弱いなら弱いままで。
21世紀の神話世界! リアリズムを超越し善悪の果てない死闘を描く『ダークナイト・ライジング』に驚嘆。
たしかに非現実的なアメリカンコミックの世界に仮託し、現代の問題を描写する超絶演出は、21世紀の映像空間に神話世界を現出させたと云っても過言ではない。
バットマン――コウモリの仮面に姿を隠し、夜な夜な、かれにとっての悪を成敗してまわるなぞの男。
このあまりに荒唐無稽な、子供の夢想じみた人物を、しかしノーランはリアリティあふれる同時代的ヒーローにまで高めてみせた。
その苦悩と絶望は三作目の『ダークナイト・ライジング』に至ってまさに神話の英雄の域に達する。
多くのひとは第二作の『ダークナイト』をシリーズ最高傑作に挙げるかもしれない。

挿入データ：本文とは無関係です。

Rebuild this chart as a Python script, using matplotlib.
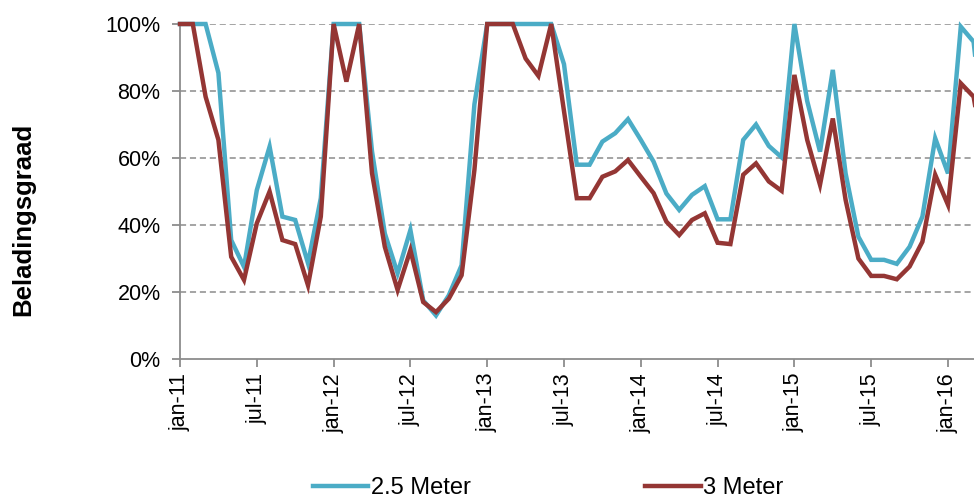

じっさい、あれは素晴らしい映画だ。
だが、ぼくとしては革命の美名のもと、巨大な伏魔殿と化したゴッサム・シティを舞台に、壮大な善と悪のハルマゲドンを描いた『ライジング』(原題では『rises』)に軍配を上げたい。
というか、ぼくはこちらのほうが好きだ。
たしかに『ダークナイト』は、アメコミ映画のイメージを一新するほどダークでインテリジェントな作品だった。
ヒース・レジャー演じる悪の化身ジョーカーは映画史上屈指の悪役だろう。
その深刻な描写に比べると『ライジング』はシンプルな善悪の対決に後退していると見るひとも少なくないと思う。ようするにありふれた勧善懲悪映画ではないか、と。
一理ある。しかし、それでは人間悪の化身、絶対悪を執拗に描けばそれだけで傑作に仕上がると云えるのだろうか?
もちろんそんなはずはない。『ダークナイト』の絶対悪の描写は、今後も容易に乗り越えられないであろうレベルに達している。
それを直接に描きつづけても、二番煎じに終わるであろうことは明白だ。
『ライジング』はおそらくは意識して絶対悪の追求を切り上げ、善と悪の戦いにテーマを絞りなおし、そこに「革命」というテーマを持ち込むことによって新たな傑作に仕上げた。
『ダークナイト』がバットマンの敗北を描いた映画だとしたら、『ライジング』はささやかな勝利の物語だ。